New Brunswick & Nova Scotia celebrate anniversaries, too!
Quebec and British Columbia aren't the only places in Canada celebrating major anniversaries this year. Quebec City's 400th and BC's 150th have resulted in year-long celebrations.
Nova Scotia and New Brunswick are also throwing a year-long celebration -- for the 225th anniversary of the United Empire Loyalists landing.
Following the Revolutionary War, 3,000 Loyalists fled to Shelburne, Nova Scotia while others continued on to New Brunswick. The population quickly swelled to 10,000, making Shelburne the fourth largest city in North America. Nearby Birchtown became Canada’s first free black settlement.

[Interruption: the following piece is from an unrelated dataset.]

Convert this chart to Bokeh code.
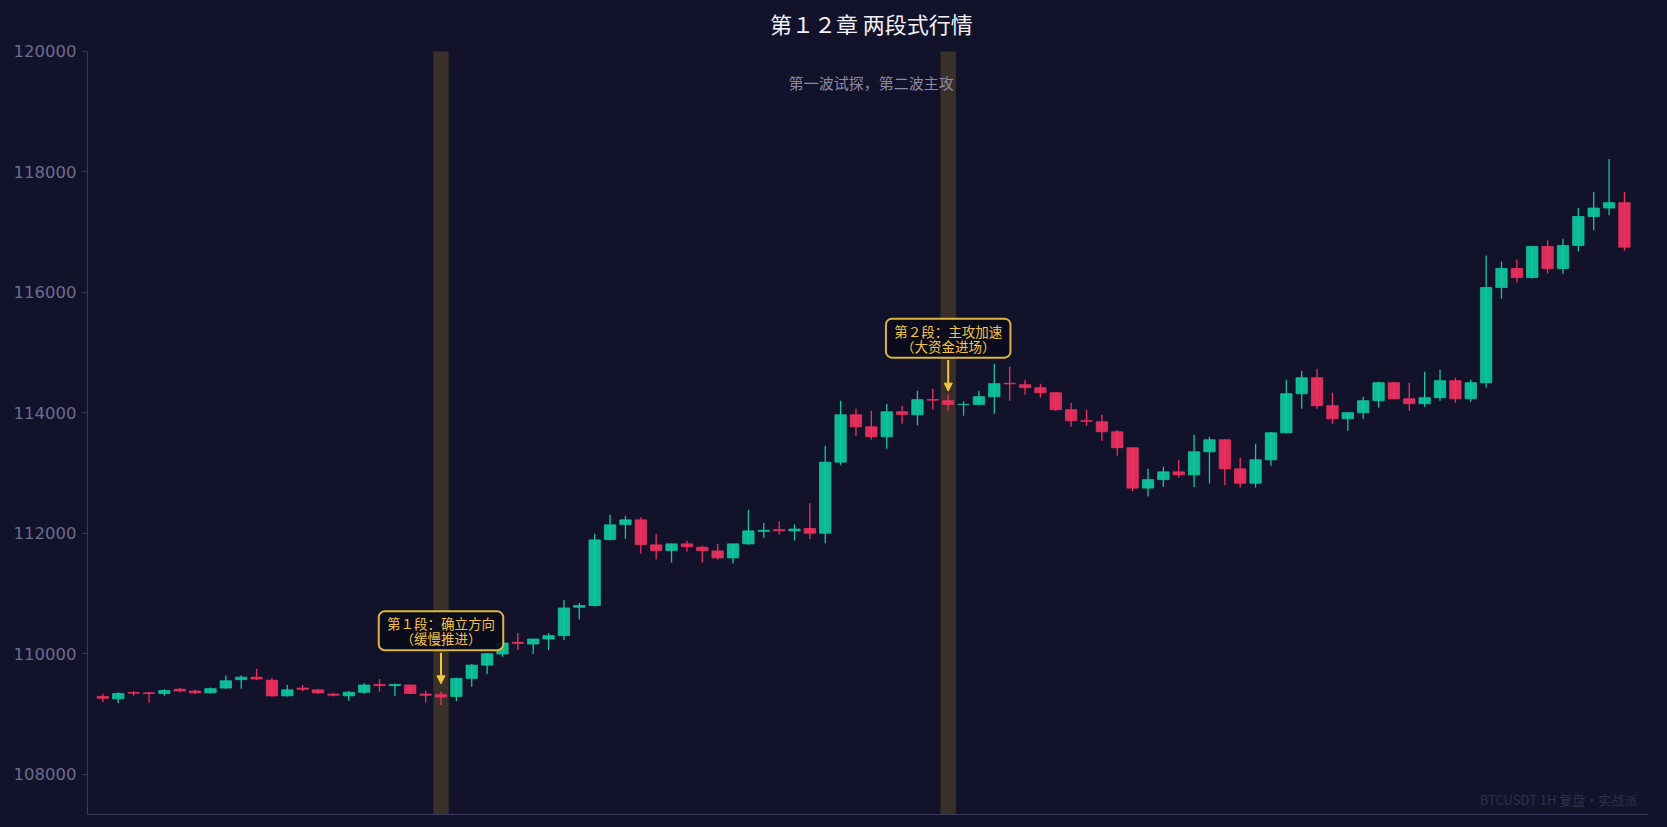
from bokeh.plotting import figure
from bokeh.models import (ColumnDataSource, Label, Arrow, NormalHead, BoxAnnotation,
                          FixedTicker, BasicTickFormatter)
from bokeh.embed import file_html
from bokeh.resources import INLINE

# ---------------- data ----------------
title_text = "第１２章 两段式行情"
subtitle_text = "第一波试探，第二波主攻"
watermark_text = "BTCUSDT 1H  复盘·实战派"

opens = [109290, 109250, 109355, 109350, 109340, 109410, 109380, 109350, 109430, 109570,
         109610, 109560, 109300, 109430, 109400, 109330, 109300, 109360, 109490, 109470,
         109480, 109330, 109320, 109290, 109590, 109810, 109995, 110190, 110161, 110244,
         110300, 110771, 110800, 111896, 112145, 112223, 111807, 111713, 111824, 111768,
         111707, 111591, 111824, 112031, 112060, 112040, 112080, 112000, 113181, 113968,
         113769, 113603, 114018, 113968, 114220, 114201, 114140, 114140, 114268, 114490,
         114467, 114417, 114334, 114052, 113870, 113852, 113686, 113420, 112750, 112890,
         113020, 112970, 113353, 113553, 113070, 112830, 113220, 113669, 114317, 114583,
         114118, 113902, 114002, 114201, 114500, 114234, 114151, 114251, 114534, 114234,
         114500, 116080, 116396, 116246, 116761, 116396, 116780, 117260, 117400, 117490]
highs = [109330, 109360, 109380, 109370, 109410, 109430, 109400, 109440, 109640, 109640,
         109750, 109600, 109480, 109480, 109420, 109340, 109380, 109510, 109580, 109500,
         109490, 109390, 109370, 109600, 109830, 110010, 110190, 110344, 110250, 110344,
         110893, 110843, 111990, 112306, 112289, 112267, 111990, 111830, 111874, 111791,
         111824, 111830, 112389, 112173, 112200, 112150, 112500, 113453, 114201, 114068,
         114035, 114151, 114118, 114367, 114401, 114301, 114190, 114367, 114816, 114766,
         114550, 114484, 114340, 114168, 114052, 113968, 113720, 113430, 113070, 113104,
         113220, 113636, 113602, 113560, 113253, 113486, 113680, 114550, 114700, 114733,
         114334, 114010, 114267, 114517, 114517, 114500, 114683, 114716, 114583, 114550,
         116612, 116512, 116545, 116761, 116861, 116890, 117400, 117667, 118215, 117667]
lows = [109200, 109180, 109300, 109190, 109300, 109360, 109330, 109340, 109420, 109420,
        109560, 109280, 109290, 109380, 109330, 109290, 109220, 109330, 109370, 109300,
        109330, 109190, 109150, 109210, 109450, 109660, 109950, 110062, 109995, 110062,
        110228, 110566, 110782, 111880, 111907, 111663, 111563, 111514, 111696, 111514,
        111563, 111497, 111810, 111923, 111980, 111880, 111900, 111836, 113137, 113619,
        113553, 113403, 113819, 113791, 114052, 114035, 113951, 114124, 113985, 114201,
        114301, 114251, 114035, 113769, 113786, 113536, 113287, 112700, 112610, 112770,
        112920, 112770, 112825, 112800, 112760, 112760, 113120, 113660, 114068, 114068,
        113819, 113702, 113902, 114085, 114220, 114035, 114101, 114201, 114168, 114184,
        114417, 115897, 116163, 116230, 116312, 116310, 116677, 117030, 117280, 116695]
closes = [109260, 109340, 109345, 109340, 109390, 109380, 109350, 109420, 109550, 109610,
          109580, 109300, 109400, 109410, 109350, 109310, 109360, 109480, 109470, 109490,
          109340, 109310, 109280, 109590, 109810, 110000, 110178, 110170, 110244, 110300,
          110760, 110800, 111890, 112140, 112223, 111813, 111713, 111824, 111780, 111713,
          111591, 111824, 112040, 112050, 112040, 112070, 112000, 113180, 113968, 113769,
          113603, 114018, 113974, 114218, 114210, 114140, 114140, 114268, 114484, 114480,
          114417, 114334, 114052, 113869, 113860, 113686, 113420, 112750, 112890, 113020,
          112970, 113353, 113553, 113070, 112830, 113220, 113669, 114317, 114583, 114118,
          113902, 114002, 114201, 114500, 114234, 114151, 114251, 114534, 114234, 114500,
          116080, 116396, 116246, 116761, 116396, 116780, 117260, 117400, 117490, 116750]

y_ticks = [108000, 110000, 112000, 114000, 116000, 118000, 120000]

highlight_idx = [22, 55]
annotation_line1 = ["第１段：确立方向", "第２段：主攻加速"]
annotation_line2 = ["（缓慢推进）", "（大资金进场）"]

# ---------------- styling ----------------
BG = "#12122a"
UP = "#0ec9a0"
DOWN = "#f0315f"
GOLD = "#f2c53d"
AXIS = "#3a3a58"
TICKTXT = "#6c6c8e"
Y_BOT = 107330
Y_TOP = 120000
PX = 16.6       # data units per screen pixel on the y axis
HEADROOM = 51   # pixels above the axis top reserved for the title

idx = list(range(len(opens)))
colors = [UP if c >= o else DOWN for o, c in zip(opens, closes)]
body_top = [max(o, c) for o, c in zip(opens, closes)]
body_bot = [min(o, c) for o, c in zip(opens, closes)]

src = ColumnDataSource(dict(x=idx, o=opens, h=highs, l=lows, c=closes,
                            top=body_top, bot=body_bot, color=colors))

p = figure(width=1651, height=818, x_range=(-1.0, 100.5),
           y_range=(Y_BOT, Y_TOP + HEADROOM * PX),
           output_backend="svg", toolbar_location=None,
           background_fill_color=BG, border_fill_color=BG,
           outline_line_color=None, outline_line_alpha=0,
           min_border_left=87, min_border_right=4, min_border_top=0, min_border_bottom=4)
p.grid.visible = False

# title
p.add_layout(Label(x=50.0, y=Y_TOP + (HEADROOM - 22.5) * PX, text=title_text,
                   text_align="center", text_baseline="middle", text_color="#f2f2f8",
                   text_font_size="22px", text_font="Noto Sans CJK SC"))

# highlight bands
for i in highlight_idx:
    p.add_layout(BoxAnnotation(left=i - 0.5, right=i + 0.5, top=Y_TOP, fill_color="#d4a82a",
                               fill_alpha=0.2, line_color=None, level="underlay"))

# candles
p.segment(x0="x", y0="l", x1="x", y1="h", color="color", line_width=1.3, source=src)
p.vbar(x="x", width=0.74, top="top", bottom="bot", fill_color="color", fill_alpha=0.92,
       line_color="color", line_alpha=0.75, line_width=1, source=src)

# axes
yax = p.yaxis[0]
yax.ticker = FixedTicker(ticks=y_ticks)
yax.formatter = BasicTickFormatter(use_scientific=False)
yax.bounds = (Y_BOT, Y_TOP)
yax.axis_line_color = AXIS
yax.major_tick_line_color = AXIS
yax.minor_tick_line_color = None
yax.major_tick_out = 5
yax.major_tick_in = 0
yax.major_label_text_color = TICKTXT
yax.major_label_text_font = "DejaVu Sans"
yax.major_label_text_font_size = "16.5px"
yax.major_label_standoff = 6

xax = p.xaxis[0]
xax.ticker = FixedTicker(ticks=[])
xax.axis_line_color = AXIS
xax.major_tick_line_color = None
xax.minor_tick_line_color = None
xax.major_label_text_font_size = "0px"
xax.major_label_standoff = 0
xax.major_tick_out = 0

# subtitle
p.add_layout(Label(x=50.0, y=Y_TOP - 31 * PX, text=subtitle_text, text_align="center",
                   text_baseline="middle", text_color="#8a8aa8", text_font_size="15px",
                   text_font="Noto Sans CJK SC"))

# annotations
for i, t1, t2 in zip(highlight_idx, annotation_line1, annotation_line2):
    c = closes[i]
    cy = c + 1100
    p.add_layout(Arrow(end=NormalHead(size=8, fill_color=GOLD, line_color=GOLD),
                       x_start=i, y_start=c + 735, x_end=i, y_end=c + 220,
                       line_color=GOLD, line_width=2))
    p.add_layout(BoxAnnotation(left=i - 4.05, right=i + 4.05,
                               bottom=cy - 19.5 * PX, top=cy + 19.5 * PX,
                               fill_color="#0c0c1e", fill_alpha=0.95,
                               line_color="#dcb63a", line_alpha=1.0, line_width=2,
                               border_radius=6))
    for t, dy in ((t1, 7.5), (t2, -7.5)):
        p.add_layout(Label(x=i, y=cy + dy * PX, text=t, text_align="center",
                           text_baseline="middle", text_color=GOLD, text_font_size="13.5px",
                           text_font="Noto Sans CJK SC"))

# watermark
p.add_layout(Label(x=100.03, y=Y_BOT + 15 * PX, text=watermark_text, text_align="right",
                   text_baseline="middle", text_color="#30304b", text_font_size="13px",
                   text_font="Noto Sans CJK SC"))

html = file_html(p, INLINE)
html = html.replace("<head>", "<head><style>html,body{background:#12122a;}</style>", 1)
open("out.html", "w").write(html)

This summer, Shelburne is hosting three weekends of boat races, tall ship tours, treasure hunts, concerts and fireworks. A re-enactment on July 17 features 500 costumed characters. Visitors who aren't into playing soldier can get in the spirit at the annual provincial Town Crier Competition or attend the Loyalist Garden Party, complete with a pageant of 18th century dress.
From June through August, Nova Scotia will commemorate the 250th anniversary of Louisbourg’s second siege. The Fortress of Louisbourg will host a series of encampments (with North America’s first nighttime siege re-enactment) and military displays (July 25-27). The three-day celebration includes fireworks, parades, chowder cook-offs, street dances, concerts and quilt displays.
Lobsterpalooza 2008 is Cape Breton's newest festival -- and it's 185 miles long. Running from May 25-June 30, it's 35 days of feasts and fun including lobster suppers, whale watching tours and Gaelic music.
If you're not a lobster fan, there are also mussels, clams, oysters and crab.